The clincher was a failed upgrade in January 2019. I think I followed the handbook but something happened to the ZFS pool that prevented the system from booting from it. I was able to boot off an install flash drive and mount the pool fine but it refused to boot by itself. I spent several hours trying to fix it but in the end it was the final straw. I carefully backed everything up and then did a clean Arch Linux + ZFS install.

With the knowledge that ZoL was a lot more mature than I had originally thought I decided to install Arch onto the NVMe drive and then have /home live on a zpool comprised of the 3 SSDs.

One drawback to using ZFS for /home is that Dropbox stops working due to their brain-dead requirement that you must use ext4. There are hacks to work around it but I didn't have proper Dropbox support on FreeBSD so not having it on this install was no different.

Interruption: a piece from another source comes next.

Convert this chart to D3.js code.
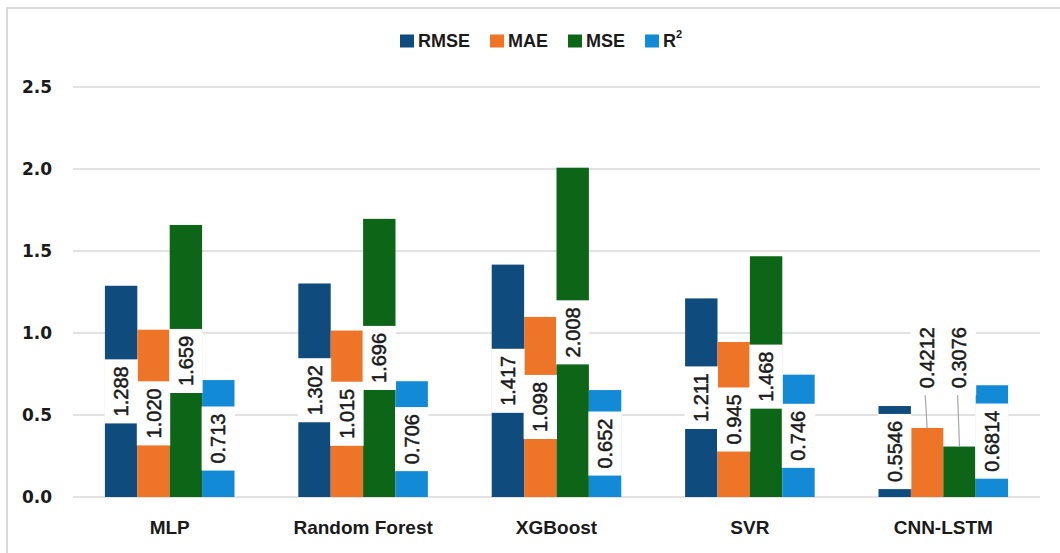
<!DOCTYPE html>
<html>
<head>
<meta charset="utf-8">
<script src="https://cdn.jsdelivr.net/npm/d3@7"></script>
<style>
  html, body { margin: 0; padding: 0; background: #fff; }
  svg { display: block; }
</style>
</head>
<body>
<svg id="chart" width="1060" height="553"></svg>
<script>
// Model comparison: error metrics and R² per model
const models = ["MLP", "Random Forest", "XGBoost", "SVR", "CNN-LSTM"];
const metrics = ["RMSE", "MAE", "MSE", "R²"];
const rmse = [1.288, 1.302, 1.417, 1.211, 0.5546];
const mae  = [1.020, 1.015, 1.098, 0.945, 0.4212];
const mse  = [1.659, 1.696, 2.008, 1.468, 0.3076];
const r2   = [0.713, 0.706, 0.652, 0.746, 0.6814];
const rmseLabels = ["1.288", "1.302", "1.417", "1.211", "0.5546"];
const maeLabels  = ["1.020", "1.015", "1.098", "0.945", "0.4212"];
const mseLabels  = ["1.659", "1.696", "2.008", "1.468", "0.3076"];
const r2Labels   = ["0.713", "0.706", "0.652", "0.746", "0.6814"];
const yTicks = [0, 0.5, 1.0, 1.5, 2.0, 2.5];
const colors = ["#0f4c7d", "#ee7428", "#0d6618", "#138ad6"];

const seriesValues = [rmse, mae, mse, r2];
const seriesLabels = [rmseLabels, maeLabels, mseLabels, r2Labels];

const svg = d3.select("#chart");
const W = 1060, H = 553;
const margin = { left: 73, right: 20, top: 87, bottom: 56 };

// frame
svg.append("rect")
  .attr("x", 7).attr("y", 8).attr("width", W).attr("height", H + 20)
  .attr("fill", "#fff").attr("stroke", "#dadada").attr("stroke-width", 2);

const x0 = d3.scaleBand().domain(models).range([margin.left, W - margin.right]).paddingInner(0.33).paddingOuter(0.165);
const x1 = d3.scaleBand().domain(metrics).range([0, x0.bandwidth()]);
const y = d3.scaleLinear().domain([0, 2.5]).range([H - margin.bottom, margin.top]);

// gridlines
svg.append("g")
  .selectAll("line").data(yTicks).join("line")
  .attr("x1", margin.left).attr("x2", W - margin.right)
  .attr("y1", d => y(d)).attr("y2", d => y(d))
  .attr("stroke", "#d9d9d9").attr("stroke-width", 1.5);

// y axis tick labels
const yAxis = d3.axisLeft(y).tickValues(yTicks).tickFormat(d3.format(".1f")).tickSize(0).tickPadding(0);
const gy = svg.append("g").attr("transform", `translate(52,0)`).call(yAxis);
gy.select(".domain").remove();
gy.selectAll("text")
  .attr("font-family", "DejaVu Sans, sans-serif").attr("font-weight", "bold")
  .attr("font-size", 17).attr("fill", "#1a1a1a");

// x axis category labels
const xAxis = d3.axisBottom(x0).tickSize(0).tickPadding(0);
const gx = svg.append("g").attr("transform", `translate(0,${H - margin.bottom + 23})`).call(xAxis);
gx.select(".domain").remove();
gx.selectAll("text")
  .attr("font-family", "Liberation Sans, Arial, sans-serif").attr("font-weight", "bold")
  .attr("font-size", 19).attr("fill", "#1a1a1a");

// flatten to bar records
const bars = [];
models.forEach((m, i) => {
  metrics.forEach((k, j) => {
    bars.push({ model: m, metric: k, si: j, value: seriesValues[j][i], label: seriesLabels[j][i] });
  });
});

const barG = svg.append("g");
barG.selectAll("rect").data(bars).join("rect")
  .attr("x", d => x0(d.model) + x1(d.metric))
  .attr("width", x1.bandwidth())
  .attr("y", d => y(d.value))
  .attr("height", d => y(0) - y(d.value))
  .attr("fill", d => colors[d.si]);

// data labels: rotated text on a white box, centred on the bar;
// bars too short for the box get a callout above with a leader line
const labelG = svg.append("g");
const fontSize = 20;
bars.forEach(d => {
  const cx = x0(d.model) + x1(d.metric) + x1.bandwidth() / 2;
  const g = labelG.append("g");
  const t = g.append("text")
    .attr("font-family", "Liberation Sans, Arial, sans-serif")
    .attr("font-size", fontSize)
    .attr("fill", "#1a1a1a")
    .attr("stroke", "#1a1a1a")
    .attr("stroke-width", 0.5)
    .attr("text-anchor", "middle")
    .attr("dominant-baseline", "central")
    .text(d.label);
  const len = t.node().getComputedTextLength();
  const boxH = len + 14;
  const boxW = x1.bandwidth() + 1;
  const barH = y(0) - y(d.value);
  let cy;
  if (boxH <= barH) {
    cy = (y(0) + y(d.value)) / 2;
  } else {
    cy = y(0.85);
    const lx = cx - 2;
    labelG.insert("line", ":first-child")
      .attr("x1", lx).attr("x2", cx)
      .attr("y1", cy + len / 2 + 4).attr("y2", y(d.value))
      .attr("stroke", "#a6a6a6").attr("stroke-width", 1.2);
  }
  g.insert("rect", "text")
    .attr("x", cx - boxW / 2).attr("y", cy - boxH / 2)
    .attr("width", boxW).attr("height", boxH)
    .attr("fill", "#fff");
  t.attr("transform", `translate(${cx},${cy}) rotate(-90)`);
});

// legend
const legendItems = metrics.map((m, i) => ({ name: m, color: colors[i] }));
const legend = svg.append("g").attr("transform", "translate(400,41)");
let lx = 0;
legendItems.forEach(it => {
  const g = legend.append("g").attr("transform", `translate(${lx},0)`);
  g.append("rect").attr("x", 0).attr("y", -6.5).attr("width", 14).attr("height", 13).attr("fill", it.color);
  const t = g.append("text").attr("x", 18).attr("y", 0)
    .attr("dominant-baseline", "central")
    .attr("font-family", "Liberation Sans, Arial, sans-serif").attr("font-weight", "bold")
    .attr("font-size", 18).attr("fill", "#1a1a1a");
  if (it.name === "R²") {
    t.append("tspan").text("R");
    t.append("tspan").attr("font-size", 11).attr("dy", -7).text("2");
  } else {
    t.text(it.name);
  }
  lx += 18 + t.node().getComputedTextLength() + 20;
});
</script>
</body>
</html>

My use of Dropbox is in maintenance mode anyway so it's only rarely that I actually need it.

Finally, I may not be using FreeBSD day-to-day anymore but that doesn't mean I've completely left. I continue to make monthly donations to the FreeBSD and OpenBSD projects and will continue to ensure that BSD systems are well-supported by any software I build. I'll also advocate for avoiding unnecessarily Linux specific code where possible.


The Journey Continues

After more two years my journey continues and I expect it to keep doing so. I enjoy exploring what's out there and my preferences shift over time. In the future I expect to periodically try out Wayland based systems, like I did on the new desktop Arch install (issues with copy and paste between Firefox and Alacrity led me to put that on hold).

On the operating system front NixOS and Guix are pioneering new ways of constructing reliable systems. As a Rust developer I'm also watching Redox OS, an OS written from scratch in Rust. What comes of Google's Fuschia project will also be interesting to see unfold. The world of operating systems may not be as diverse as it once was but there's still lots to come.